The past decade has produced a very extended and high quality new data set about the Jovian system, including observations of the planet's atmosphere, the surfaces and interior structure of the four large satellites, the magnetic, plasma and dust environments, and the rings. As a result of this data set, our understanding of the Jovian system and of the Jovian type planets in general has been significantly improved as compared to the view provided by the Voyager missions in the 1980's.
The Galileo mission, consisting of an orbiter and an atmospheric entry probe, has been making important discoveries at Jupiter during its continuing exploration of the Jovian system begun in December of 1995 and expected to end in 2002. The Cassini/Huygens mission to Saturn, through performing a gravity assisted flyby at Jupiter, returned a unique data set, as this spacecraft, the Galileo orbiter and Earth-based science teams (operating ground-based and Earth-orbit instrumentation) performed simultaneous observations. The full exploitation of the entire Jupiter data set will go on for decades.

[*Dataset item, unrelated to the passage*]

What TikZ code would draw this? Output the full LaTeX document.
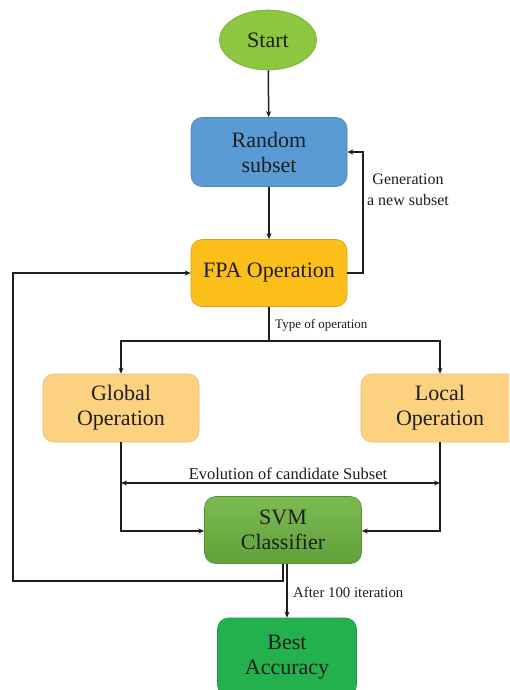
\documentclass[tikz,border=0pt]{standalone}
\usepackage{fontspec}
\setmainfont{Liberation Serif}
\usetikzlibrary{shapes.geometric,arrows.meta}
\definecolor{startgreen}{RGB}{141,198,63}
\definecolor{randblue}{RGB}{91,155,213}
\definecolor{fpagold}{RGB}{252,190,24}
\definecolor{oplight}{RGB}{252,210,128}
\definecolor{svmtop}{RGB}{124,186,82}
\definecolor{svmbot}{RGB}{98,160,58}
\definecolor{bestgreen}{RGB}{34,177,76}
\definecolor{ink}{RGB}{30,30,30}
\tikzset{
  boxtext/.style={font=\fontsize{22pt}{25pt}\selectfont, text=ink, align=center, inner sep=0pt},
  rbox/.style={boxtext, rectangle, rounded corners=11pt, line width=0.6pt},
  conn/.style={draw=ink, line width=1.5pt},
  arr/.style={conn, -{Stealth[length=6pt,width=5pt]}},
  darr/.style={conn, {Stealth[length=6pt,width=5pt]}-{Stealth[length=6pt,width=5pt]}},
  lbl/.style={text=ink, inner sep=0pt}
}
\begin{document}
\begin{tikzpicture}[x=1pt,y=-1pt]
\useasboundingbox (0,0) rectangle (509,690);
\fill[white] (0,0) rectangle (509,690);
\begin{scope}
\clip (0,0) rectangle (509,690);
% nodes
\node[boxtext, ellipse, fill=startgreen, draw=startgreen!85!black, line width=0.6pt, minimum width=97pt, minimum height=60pt] (start) at (268,40) {Start};
\node[rbox, fill=randblue, draw=randblue!85!black, minimum width=156pt, minimum height=69pt] (rand) at (269,152) {Random\\subset};
\node[rbox, fill=fpagold, draw=fpagold!85!black, minimum width=156pt, minimum height=67pt] (fpa) at (269,273) {FPA Operation};
\node[rbox, fill=oplight, draw=oplight!90!black, minimum width=156pt, minimum height=68pt] (glob) at (121,408) {Global\\Operation};
\node[rbox, fill=oplight, draw=oplight!90!black, minimum width=158pt, minimum height=68pt] (loc) at (440,408) {Local\\Operation};
\node[rbox, top color=svmtop, bottom color=svmbot, draw=svmbot!90!black, minimum width=157pt, minimum height=67pt] (svm) at (283,530) {SVM\\Classifier};
\node[rbox, fill=bestgreen, draw=bestgreen!85!black, minimum width=139pt, minimum height=78pt] (best) at (287,657) {Best\\Accuracy};

% helper coordinates
\coordinate (fbR) at (363,273);
\coordinate (fbRt) at (363,152);
\coordinate (split) at (269,341);
\coordinate (splitL) at (121,341);
\coordinate (splitR) at (440,341);
\coordinate (gDown) at (121,531);
\coordinate (lDown) at (440,531);
\coordinate (evL) at (121,483);
\coordinate (evR) at (440,483);
\coordinate (svmOut) at (283,564);
\coordinate (fbB) at (283,581);
\coordinate (fbBL) at (13,581);
\coordinate (fbTL) at (13,273);
\coordinate (svmOut2) at (287,564);

% connectors
\draw[arr] (start) -- (rand);
\draw[arr] (rand) -- (fpa);
\draw[arr] (fpa.east) -- (fbR) -- (fbRt) -- (rand.east);
\draw[conn] (fpa.south) -- (split);
\draw[arr] (split) -- (splitL) -- (glob.north);
\draw[arr] (split) -- (splitR) -- (loc.north);
\draw[arr] (glob.south) -- (gDown) -- (svm.west |- gDown);
\draw[arr] (loc.south) -- (lDown) -- (svm.east |- lDown);
\draw[darr] (evL) -- (evR);
\draw[arr] (svmOut) -- (fbB) -- (fbBL) -- (fbTL) -- (fpa.west);
\draw[arr] (svmOut2) -- (best.north -| svmOut2);

% labels
\node[lbl, anchor=center, align=center, font=\fontsize{16pt}{21pt}\selectfont] (lgen) at (408,190) {Generation\\a new subset};
\node[lbl, anchor=west, font=\fontsize{13pt}{15pt}\selectfont] (ltype) at (275,325) {Type of operation};
\node[lbl, anchor=center, font=\fontsize{16.5pt}{19pt}\selectfont] (levo) at (288,474) {Evolution of candidate Subset};
\node[lbl, anchor=west, font=\fontsize{14.8pt}{17pt}\selectfont] (lafter) at (293,592) {After 100 iteration};
\end{scope}
\end{tikzpicture}
\end{document}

Starting in late 2004, the Cassini/Huygens mission will perform a 4 year long monitoring of the Saturnian system. The amount of information to be returned is expected to exceed the Jupiter data set by several orders of magnitude.
The main objective of the proposed meeting is to update all the results and cutting edge research activities concerning both the Jovian and the Saturnian system, throughout all relevant planetary science disciplines.
Furthermore, the new vision of the Jovian system (its present state as defined by observations, currently ongoing processes and the interaction between the different elements of the system), and the lessons learned from the Galileo mission, will be used as a fresh basis to critically review the planned observations by Cassini/Huygens in the Saturnian system.